I was only about a semester into my own high school experience, but I couldn’t help but agree. I had already been stood up in a different way only a few months prior and had wondered the same thing: is it always going to be like this?

And even though the reality of the show is questionable, “My Life as Liz” immediately became one of my endearing guilty pleasures. Nearly two years have passed since I watched my first episode, and I’m still hooked on the first season.* There’s something undeniably relatable about the story of the slightly eccentric girl fighting her way through high school. Sure, Liz isn’t exactly the “nerd” she proclaims herself to be, but she offers a different perspective from the typical teen dramedy.

“My Life as Liz” is my comfort show. Although it may not be the most universally accepted or even the most intellectually stimulating, I find comfort in the familiarity. I know all the lines, the jokes, the dramatic eye rolls, but I still find joy in watching it when home alone on one of those nights.

While I certainly enjoy other, perhaps wittier, shows, something always brings me back to Liz. It never takes too long.

*The second season not so much, but that’s another story.

Why I came and where I’m going

After a blissful year or so on Tumblr, I decided that my first little blog wasn’t enough.

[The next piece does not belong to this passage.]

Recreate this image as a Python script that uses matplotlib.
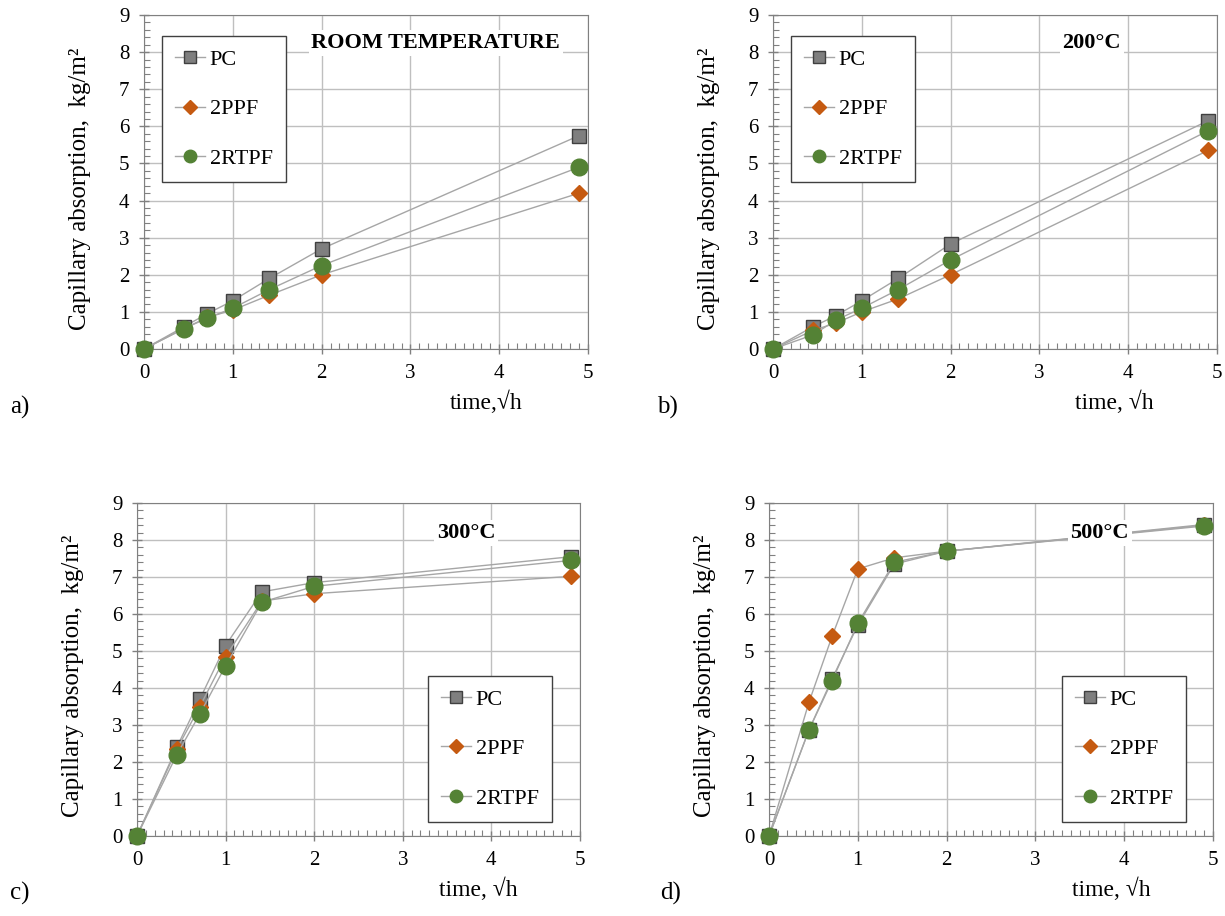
import numpy as np
import matplotlib
matplotlib.use("Agg")
import matplotlib.pyplot as plt
from matplotlib.ticker import MultipleLocator

plt.rcParams["font.family"] = ["Liberation Serif", "DejaVu Serif"]

# ==========================================
# DATA
# ==========================================

time_sqrt = [0, 0.45, 0.71, 1.0, 1.41, 2.0, 4.9]
series_names = ["PC", "2PPF", "2RTPF"]

panel_titles = ["ROOM TEMPERATURE", "200°C", "300°C", "500°C"]
panel_letters = ["a)", "b)", "c)", "d)"]

pc_room = [0, 0.60, 0.95, 1.30, 1.90, 2.70, 5.75]
ppf_room = [0, 0.55, 0.85, 1.05, 1.45, 2.00, 4.20]
rtpf_room = [0, 0.55, 0.83, 1.10, 1.60, 2.25, 4.90]

pc_200 = [0, 0.60, 0.90, 1.30, 1.90, 2.83, 6.15]
ppf_200 = [0, 0.50, 0.70, 1.00, 1.35, 2.00, 5.35]
rtpf_200 = [0, 0.38, 0.78, 1.10, 1.60, 2.40, 5.88]

pc_300 = [0, 2.40, 3.70, 5.15, 6.60, 6.85, 7.55]
ppf_300 = [0, 2.35, 3.50, 4.85, 6.35, 6.55, 7.02]
rtpf_300 = [0, 2.20, 3.30, 4.60, 6.32, 6.75, 7.45]

pc_500 = [0, 2.87, 4.25, 5.70, 7.35, 7.70, 8.40]
ppf_500 = [0, 3.62, 5.40, 7.22, 7.52, 7.70, 8.42]
rtpf_500 = [0, 2.87, 4.20, 5.75, 7.40, 7.70, 8.38]

panel_data = [
    [pc_room, ppf_room, rtpf_room],
    [pc_200, ppf_200, rtpf_200],
    [pc_300, ppf_300, rtpf_300],
    [pc_500, ppf_500, rtpf_500],
]

# ==========================================
# STYLE
# ==========================================

markers = ["s", "D", "o"]
marker_sizes = [9.5, 8, 12]
legend_marker_sizes = [8.5, 7, 9]
face_colors = ["#7f7f7f", "#c55a11", "#548235"]
edge_colors = ["#404040", "#c55a11", "#548235"]
line_color = "#a6a6a6"

# axes boxes [left, bottom, width, height] in figure fraction
boxes = [
    [0.1176, 0.619, 0.3624, 0.3646],
    [0.631, 0.619, 0.3624, 0.3646],
    [0.1118, 0.0873, 0.3616, 0.3635],
    [0.6278, 0.0873, 0.3624, 0.3635],
]
title_pos = [(0.657, 0.916), (0.718, 0.916), (0.743, 0.91), (0.745, 0.91)]
legend_anchor = [(0.0405, 0.937, "upper left"), (0.0405, 0.937, "upper left"),
                 (0.657, 0.042, "lower left"), (0.660, 0.042, "lower left")]
xlabels = ["time,\u221ah", "time, \u221ah", "time, \u221ah", "time, \u221ah"]
letter_pos = [(0.008, 0.555), (0.536, 0.555), (0.008, 0.025), (0.539, 0.025)]

# ==========================================
# PLOT
# ==========================================

fig = plt.figure(figsize=(12.25, 9.16), dpi=100)

for i in range(4):
    ax = fig.add_axes(boxes[i])
    for j in range(3):
        ax.plot(time_sqrt, panel_data[i][j], color=line_color, lw=1.0,
                marker=markers[j], ms=marker_sizes[j],
                mfc=face_colors[j], mec=edge_colors[j], mew=1.0,
                label=series_names[j], zorder=3, clip_on=False)

    ax.set_xlim(0, 5)
    ax.set_ylim(0, 9)
    ax.xaxis.set_major_locator(MultipleLocator(1))
    ax.xaxis.set_minor_locator(MultipleLocator(0.1))
    ax.yaxis.set_major_locator(MultipleLocator(1))
    ax.yaxis.set_minor_locator(MultipleLocator(0.2))
    ax.grid(True, which="major", color="#bfbfbf", lw=1.0)
    ax.tick_params(which="major", direction="inout", length=7, width=1,
                   color="#808080", labelsize=15, pad=7)
    ax.tick_params(which="minor", direction="in", length=4.5, width=0.8,
                   color="#808080")
    for s in ax.spines.values():
        s.set_color("#808080")

    ax.set_ylabel("Capillary absorption,  kg/m²", fontsize=18,
                  ha="center", va="center")
    ax.yaxis.set_label_coords(-0.144, 0.48)
    ax.set_xlabel(xlabels[i], fontsize=17)
    ax.xaxis.set_label_coords(0.77, -0.125)

    ax.text(title_pos[i][0], title_pos[i][1], panel_titles[i],
            transform=ax.transAxes, ha="center", va="center",
            fontsize=16, fontweight="bold", zorder=5,
            bbox=dict(facecolor="white", edgecolor="none", pad=2))

    lx, ly, lloc = legend_anchor[i]
    leg = ax.legend(loc=lloc, bbox_to_anchor=(lx, ly), fontsize=16,
                    frameon=True, fancybox=False, edgecolor="#404040",
                    framealpha=1, borderaxespad=0,
                    labelspacing=1.3, handlelength=1.35, handletextpad=0.2,
                    borderpad=0.6)
    leg.get_frame().set_linewidth(1.0)
    leg.set_zorder(6)
    for h, ms in zip(leg.legend_handles, legend_marker_sizes):
        h.set_markersize(ms)

    fig.text(letter_pos[i][0], letter_pos[i][1], panel_letters[i],
             fontsize=18, ha="left", va="center")

plt.savefig("out.png", dpi=100)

Don’t get me wrong. I love Tumblr. I’ve met amazing people there, received words of wisdom from quotes and photos posted on the site, and learned a whole lot about a score of different fandoms I had no idea existed.

But the problem with Tumblr is that most people just want photos, fan-fiction, or funny observations. From what I’ve experienced, few people actually want to read long discourses of your inner thoughts. Unless you dumb it down a great deal and add a bunch of reaction gifs to accentuate your point.

So I came here. Here I shall post my thoughts on life, pop culture, adolescence, what have you. I’ll be sure to keep it hip, and (more importantly) honest ’cause this is my not-so-humble opinion.